> _Your instructions_
Output the lines exactly, from the one where "Emit a Python" appears through the one where "import pandas as pd" appears. Images are left out.

> _Record extracts_
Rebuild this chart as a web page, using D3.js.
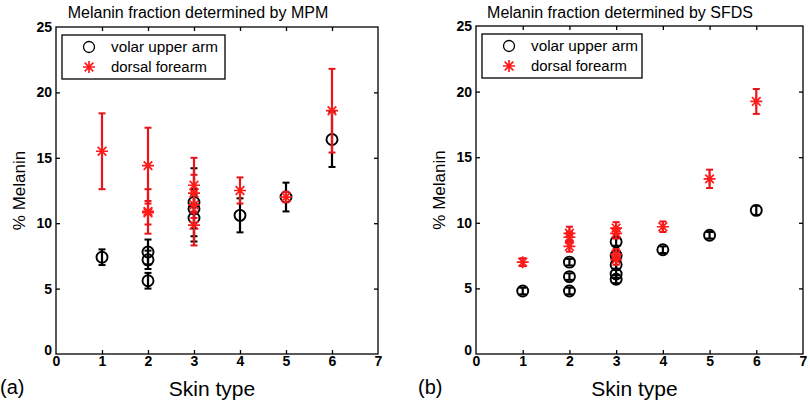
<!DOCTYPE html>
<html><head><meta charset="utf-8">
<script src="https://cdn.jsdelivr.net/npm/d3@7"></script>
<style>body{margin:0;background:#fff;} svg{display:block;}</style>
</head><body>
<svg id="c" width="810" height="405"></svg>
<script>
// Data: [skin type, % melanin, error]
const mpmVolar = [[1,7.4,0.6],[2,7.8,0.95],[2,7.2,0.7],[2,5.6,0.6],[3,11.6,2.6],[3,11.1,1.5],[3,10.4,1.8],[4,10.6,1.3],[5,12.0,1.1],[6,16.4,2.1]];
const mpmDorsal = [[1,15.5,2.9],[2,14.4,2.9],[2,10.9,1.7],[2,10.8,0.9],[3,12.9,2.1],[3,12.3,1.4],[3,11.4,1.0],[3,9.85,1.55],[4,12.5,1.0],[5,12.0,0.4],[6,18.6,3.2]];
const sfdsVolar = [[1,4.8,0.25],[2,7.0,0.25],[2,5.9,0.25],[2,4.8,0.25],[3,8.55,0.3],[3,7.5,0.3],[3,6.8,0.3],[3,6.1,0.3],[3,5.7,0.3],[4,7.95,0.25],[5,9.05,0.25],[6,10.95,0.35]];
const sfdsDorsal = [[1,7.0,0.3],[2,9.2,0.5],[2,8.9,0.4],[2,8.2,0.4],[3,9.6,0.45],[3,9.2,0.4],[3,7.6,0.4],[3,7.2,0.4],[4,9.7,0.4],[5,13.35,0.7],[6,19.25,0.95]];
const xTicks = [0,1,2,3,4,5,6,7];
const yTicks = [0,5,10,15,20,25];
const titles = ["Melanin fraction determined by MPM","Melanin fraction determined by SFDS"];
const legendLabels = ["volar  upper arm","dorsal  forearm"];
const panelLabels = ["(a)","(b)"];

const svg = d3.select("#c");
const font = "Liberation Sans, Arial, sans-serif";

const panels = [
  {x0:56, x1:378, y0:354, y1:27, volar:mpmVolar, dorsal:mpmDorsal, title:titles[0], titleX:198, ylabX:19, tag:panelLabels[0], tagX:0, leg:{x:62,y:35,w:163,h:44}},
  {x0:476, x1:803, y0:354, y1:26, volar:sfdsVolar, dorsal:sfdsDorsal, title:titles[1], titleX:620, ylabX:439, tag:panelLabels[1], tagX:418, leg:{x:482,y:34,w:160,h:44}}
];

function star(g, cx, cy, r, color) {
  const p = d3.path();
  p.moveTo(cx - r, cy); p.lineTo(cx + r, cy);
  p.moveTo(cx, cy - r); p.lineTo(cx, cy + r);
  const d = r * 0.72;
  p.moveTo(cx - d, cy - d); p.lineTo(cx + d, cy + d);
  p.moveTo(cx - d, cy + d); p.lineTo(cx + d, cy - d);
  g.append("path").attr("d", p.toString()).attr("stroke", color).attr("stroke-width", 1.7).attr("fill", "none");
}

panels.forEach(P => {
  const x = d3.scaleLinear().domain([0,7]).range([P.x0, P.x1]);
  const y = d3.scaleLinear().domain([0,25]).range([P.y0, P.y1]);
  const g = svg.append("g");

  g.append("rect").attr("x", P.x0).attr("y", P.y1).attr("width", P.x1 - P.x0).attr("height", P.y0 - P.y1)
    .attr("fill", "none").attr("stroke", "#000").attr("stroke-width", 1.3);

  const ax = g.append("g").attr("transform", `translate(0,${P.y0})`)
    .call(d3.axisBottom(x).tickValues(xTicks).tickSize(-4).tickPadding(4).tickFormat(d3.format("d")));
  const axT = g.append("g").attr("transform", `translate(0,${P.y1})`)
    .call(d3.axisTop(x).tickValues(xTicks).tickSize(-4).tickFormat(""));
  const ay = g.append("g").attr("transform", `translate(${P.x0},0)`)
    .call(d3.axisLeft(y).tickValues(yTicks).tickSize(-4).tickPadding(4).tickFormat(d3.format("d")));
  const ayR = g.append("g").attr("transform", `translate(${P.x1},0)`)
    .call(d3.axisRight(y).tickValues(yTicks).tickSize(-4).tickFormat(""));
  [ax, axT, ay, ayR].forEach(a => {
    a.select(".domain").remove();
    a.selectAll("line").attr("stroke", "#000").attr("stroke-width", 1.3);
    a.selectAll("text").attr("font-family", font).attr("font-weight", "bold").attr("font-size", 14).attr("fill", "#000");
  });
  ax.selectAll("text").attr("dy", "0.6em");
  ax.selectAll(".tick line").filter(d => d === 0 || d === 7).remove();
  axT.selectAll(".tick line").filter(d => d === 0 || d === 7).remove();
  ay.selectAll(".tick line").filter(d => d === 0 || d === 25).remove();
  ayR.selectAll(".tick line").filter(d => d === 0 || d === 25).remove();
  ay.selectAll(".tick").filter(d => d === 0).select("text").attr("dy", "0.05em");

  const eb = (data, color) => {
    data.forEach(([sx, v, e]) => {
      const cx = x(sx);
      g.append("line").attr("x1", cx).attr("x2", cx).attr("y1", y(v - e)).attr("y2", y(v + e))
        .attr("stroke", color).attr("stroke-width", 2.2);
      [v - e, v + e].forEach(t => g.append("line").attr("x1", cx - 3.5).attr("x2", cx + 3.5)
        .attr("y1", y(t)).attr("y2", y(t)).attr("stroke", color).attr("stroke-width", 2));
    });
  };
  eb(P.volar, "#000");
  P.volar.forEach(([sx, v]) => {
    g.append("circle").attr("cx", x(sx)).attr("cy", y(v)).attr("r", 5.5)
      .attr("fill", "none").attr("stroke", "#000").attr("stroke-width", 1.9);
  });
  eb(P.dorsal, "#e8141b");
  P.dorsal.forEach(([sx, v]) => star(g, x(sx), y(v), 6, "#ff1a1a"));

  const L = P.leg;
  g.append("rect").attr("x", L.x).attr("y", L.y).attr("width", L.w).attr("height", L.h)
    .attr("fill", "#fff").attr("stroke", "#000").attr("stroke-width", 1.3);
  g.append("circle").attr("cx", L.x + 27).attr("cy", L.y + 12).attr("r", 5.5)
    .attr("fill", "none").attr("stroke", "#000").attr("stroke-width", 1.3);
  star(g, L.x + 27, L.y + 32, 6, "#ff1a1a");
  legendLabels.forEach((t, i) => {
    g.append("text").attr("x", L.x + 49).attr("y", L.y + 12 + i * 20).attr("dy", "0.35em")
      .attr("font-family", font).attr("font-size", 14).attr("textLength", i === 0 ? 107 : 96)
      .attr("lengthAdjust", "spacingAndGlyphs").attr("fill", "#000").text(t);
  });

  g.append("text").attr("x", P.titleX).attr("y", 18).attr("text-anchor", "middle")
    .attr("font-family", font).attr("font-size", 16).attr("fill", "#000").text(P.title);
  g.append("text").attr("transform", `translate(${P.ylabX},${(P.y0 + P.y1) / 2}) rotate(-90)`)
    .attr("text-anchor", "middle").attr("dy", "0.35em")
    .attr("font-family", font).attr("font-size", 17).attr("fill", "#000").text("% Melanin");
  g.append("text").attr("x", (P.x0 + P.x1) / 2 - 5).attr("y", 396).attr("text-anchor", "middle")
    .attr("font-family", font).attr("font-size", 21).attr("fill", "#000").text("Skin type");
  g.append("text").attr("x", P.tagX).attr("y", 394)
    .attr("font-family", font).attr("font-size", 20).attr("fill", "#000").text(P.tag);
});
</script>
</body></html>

---

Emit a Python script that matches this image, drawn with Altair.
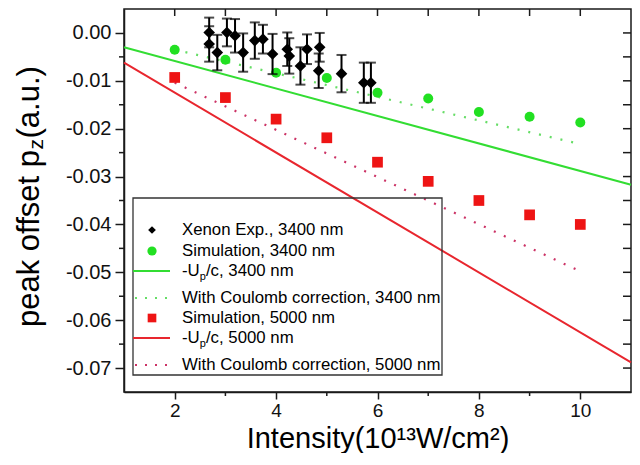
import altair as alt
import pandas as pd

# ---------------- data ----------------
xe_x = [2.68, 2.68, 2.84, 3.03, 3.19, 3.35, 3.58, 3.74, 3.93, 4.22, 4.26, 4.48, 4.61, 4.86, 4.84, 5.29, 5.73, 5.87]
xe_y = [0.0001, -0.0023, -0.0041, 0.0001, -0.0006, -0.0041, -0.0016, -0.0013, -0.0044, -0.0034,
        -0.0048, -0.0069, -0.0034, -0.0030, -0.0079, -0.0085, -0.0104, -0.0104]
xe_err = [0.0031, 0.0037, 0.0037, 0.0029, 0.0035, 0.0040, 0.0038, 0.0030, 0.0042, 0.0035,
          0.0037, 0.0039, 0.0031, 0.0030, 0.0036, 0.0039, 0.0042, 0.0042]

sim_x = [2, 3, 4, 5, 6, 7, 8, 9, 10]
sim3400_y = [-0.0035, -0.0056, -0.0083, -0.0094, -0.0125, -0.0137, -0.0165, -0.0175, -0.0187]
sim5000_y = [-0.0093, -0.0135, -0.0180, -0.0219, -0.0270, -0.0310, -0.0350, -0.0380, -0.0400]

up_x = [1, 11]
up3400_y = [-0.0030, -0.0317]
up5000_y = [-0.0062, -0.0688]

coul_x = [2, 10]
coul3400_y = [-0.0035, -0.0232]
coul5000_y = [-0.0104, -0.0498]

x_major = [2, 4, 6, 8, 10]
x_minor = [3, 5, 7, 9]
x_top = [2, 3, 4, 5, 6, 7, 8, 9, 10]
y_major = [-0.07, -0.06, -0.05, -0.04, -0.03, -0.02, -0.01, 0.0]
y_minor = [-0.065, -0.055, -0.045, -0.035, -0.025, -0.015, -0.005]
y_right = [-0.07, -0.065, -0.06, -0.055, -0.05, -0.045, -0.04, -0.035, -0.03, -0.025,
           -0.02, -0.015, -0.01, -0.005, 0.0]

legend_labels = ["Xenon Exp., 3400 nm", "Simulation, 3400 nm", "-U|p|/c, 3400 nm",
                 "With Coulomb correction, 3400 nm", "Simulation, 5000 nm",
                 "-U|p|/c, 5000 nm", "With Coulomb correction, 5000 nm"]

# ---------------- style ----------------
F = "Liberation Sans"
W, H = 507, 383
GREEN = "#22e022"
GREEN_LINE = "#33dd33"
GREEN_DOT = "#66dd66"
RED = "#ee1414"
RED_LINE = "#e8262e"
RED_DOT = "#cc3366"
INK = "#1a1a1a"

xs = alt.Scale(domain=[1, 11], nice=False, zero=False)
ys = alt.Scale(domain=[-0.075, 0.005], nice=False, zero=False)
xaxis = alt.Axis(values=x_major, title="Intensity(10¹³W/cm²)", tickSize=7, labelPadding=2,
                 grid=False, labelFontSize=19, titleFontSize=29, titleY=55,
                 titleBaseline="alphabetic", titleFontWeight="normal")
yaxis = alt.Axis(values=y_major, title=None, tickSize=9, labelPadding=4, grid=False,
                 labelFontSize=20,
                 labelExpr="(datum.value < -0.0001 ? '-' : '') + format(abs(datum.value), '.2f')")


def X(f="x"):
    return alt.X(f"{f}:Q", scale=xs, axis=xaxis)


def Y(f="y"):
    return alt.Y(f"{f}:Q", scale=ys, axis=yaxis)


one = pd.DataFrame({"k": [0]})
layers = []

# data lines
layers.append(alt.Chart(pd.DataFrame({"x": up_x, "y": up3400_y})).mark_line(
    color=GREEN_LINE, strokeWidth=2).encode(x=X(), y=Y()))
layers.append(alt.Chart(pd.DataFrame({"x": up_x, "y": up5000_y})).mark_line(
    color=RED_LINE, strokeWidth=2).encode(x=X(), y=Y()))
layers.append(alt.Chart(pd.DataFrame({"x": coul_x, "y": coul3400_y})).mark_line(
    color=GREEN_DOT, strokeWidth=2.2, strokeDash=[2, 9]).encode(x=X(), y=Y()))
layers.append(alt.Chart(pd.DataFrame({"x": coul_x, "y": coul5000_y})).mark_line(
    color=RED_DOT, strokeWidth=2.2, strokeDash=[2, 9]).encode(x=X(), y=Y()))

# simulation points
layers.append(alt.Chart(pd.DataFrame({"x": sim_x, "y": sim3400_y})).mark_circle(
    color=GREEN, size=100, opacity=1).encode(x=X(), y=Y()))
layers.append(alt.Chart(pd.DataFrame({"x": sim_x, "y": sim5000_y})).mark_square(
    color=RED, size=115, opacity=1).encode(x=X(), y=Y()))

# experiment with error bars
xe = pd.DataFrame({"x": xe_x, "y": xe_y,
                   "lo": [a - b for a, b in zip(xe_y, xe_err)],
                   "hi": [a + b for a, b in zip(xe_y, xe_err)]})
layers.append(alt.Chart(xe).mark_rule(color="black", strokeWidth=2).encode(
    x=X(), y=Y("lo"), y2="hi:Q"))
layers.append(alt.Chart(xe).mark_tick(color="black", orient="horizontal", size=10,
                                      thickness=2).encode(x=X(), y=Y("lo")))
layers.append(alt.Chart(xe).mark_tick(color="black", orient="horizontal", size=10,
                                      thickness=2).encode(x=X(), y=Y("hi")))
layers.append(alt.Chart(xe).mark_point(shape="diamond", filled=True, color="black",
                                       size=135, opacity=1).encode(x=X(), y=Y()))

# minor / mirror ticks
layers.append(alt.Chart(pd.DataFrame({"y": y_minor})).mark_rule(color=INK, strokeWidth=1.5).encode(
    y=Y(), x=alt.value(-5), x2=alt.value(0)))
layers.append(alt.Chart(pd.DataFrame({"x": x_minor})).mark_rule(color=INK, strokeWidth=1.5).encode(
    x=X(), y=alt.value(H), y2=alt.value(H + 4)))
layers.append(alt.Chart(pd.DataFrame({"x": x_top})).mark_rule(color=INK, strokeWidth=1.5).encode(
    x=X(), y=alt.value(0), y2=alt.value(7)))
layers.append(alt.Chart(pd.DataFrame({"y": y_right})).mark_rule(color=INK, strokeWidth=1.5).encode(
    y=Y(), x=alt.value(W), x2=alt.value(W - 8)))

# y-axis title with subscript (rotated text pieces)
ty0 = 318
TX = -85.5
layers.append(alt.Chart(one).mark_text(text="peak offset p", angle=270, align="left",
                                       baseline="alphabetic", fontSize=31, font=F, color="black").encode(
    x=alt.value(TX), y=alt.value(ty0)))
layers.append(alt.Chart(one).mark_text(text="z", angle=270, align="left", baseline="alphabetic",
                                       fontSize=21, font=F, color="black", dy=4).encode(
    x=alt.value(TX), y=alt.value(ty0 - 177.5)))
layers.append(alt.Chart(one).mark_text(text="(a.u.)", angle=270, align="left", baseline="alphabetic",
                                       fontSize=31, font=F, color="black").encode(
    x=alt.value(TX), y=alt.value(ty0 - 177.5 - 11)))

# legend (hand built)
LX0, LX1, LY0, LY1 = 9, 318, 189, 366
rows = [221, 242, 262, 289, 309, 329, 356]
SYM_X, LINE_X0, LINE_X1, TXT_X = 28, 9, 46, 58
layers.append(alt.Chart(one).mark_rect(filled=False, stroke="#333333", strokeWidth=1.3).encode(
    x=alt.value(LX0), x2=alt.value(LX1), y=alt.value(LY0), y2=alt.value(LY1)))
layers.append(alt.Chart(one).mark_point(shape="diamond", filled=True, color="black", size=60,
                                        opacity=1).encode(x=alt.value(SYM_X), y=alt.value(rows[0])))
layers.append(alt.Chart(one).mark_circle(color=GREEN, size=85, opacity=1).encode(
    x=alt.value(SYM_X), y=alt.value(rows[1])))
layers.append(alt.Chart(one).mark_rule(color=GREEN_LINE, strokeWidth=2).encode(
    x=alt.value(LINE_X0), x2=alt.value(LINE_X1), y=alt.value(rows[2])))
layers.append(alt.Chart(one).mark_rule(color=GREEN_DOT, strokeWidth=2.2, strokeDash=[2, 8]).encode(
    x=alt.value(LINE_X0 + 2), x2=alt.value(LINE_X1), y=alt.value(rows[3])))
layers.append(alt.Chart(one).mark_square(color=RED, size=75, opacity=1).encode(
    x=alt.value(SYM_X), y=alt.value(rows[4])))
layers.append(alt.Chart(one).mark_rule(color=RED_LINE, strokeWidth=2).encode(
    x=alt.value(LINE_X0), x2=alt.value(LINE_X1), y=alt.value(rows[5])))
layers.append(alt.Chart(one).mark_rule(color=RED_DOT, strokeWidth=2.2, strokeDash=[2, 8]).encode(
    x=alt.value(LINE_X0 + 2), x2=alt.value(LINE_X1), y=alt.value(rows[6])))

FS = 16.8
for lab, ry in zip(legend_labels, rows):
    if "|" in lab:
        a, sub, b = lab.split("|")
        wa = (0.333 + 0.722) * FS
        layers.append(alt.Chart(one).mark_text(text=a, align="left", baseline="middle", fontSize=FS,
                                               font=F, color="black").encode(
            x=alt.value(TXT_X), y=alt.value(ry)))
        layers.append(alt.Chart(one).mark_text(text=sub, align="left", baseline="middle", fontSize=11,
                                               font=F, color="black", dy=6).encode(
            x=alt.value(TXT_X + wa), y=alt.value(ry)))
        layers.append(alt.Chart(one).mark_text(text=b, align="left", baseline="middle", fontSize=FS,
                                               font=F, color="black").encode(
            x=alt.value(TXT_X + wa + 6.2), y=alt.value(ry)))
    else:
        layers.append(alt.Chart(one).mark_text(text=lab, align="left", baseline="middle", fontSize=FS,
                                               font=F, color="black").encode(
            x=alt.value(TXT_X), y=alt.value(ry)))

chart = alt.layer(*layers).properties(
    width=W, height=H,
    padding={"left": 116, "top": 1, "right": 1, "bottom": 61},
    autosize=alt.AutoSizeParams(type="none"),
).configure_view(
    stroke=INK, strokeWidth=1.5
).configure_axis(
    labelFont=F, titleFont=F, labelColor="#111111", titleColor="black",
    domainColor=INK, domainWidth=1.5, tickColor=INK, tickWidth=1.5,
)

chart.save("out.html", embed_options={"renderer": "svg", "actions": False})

> _Full response_
Emit a Python script that matches this image, drawn with Altair.
import altair as alt
import pandas as pd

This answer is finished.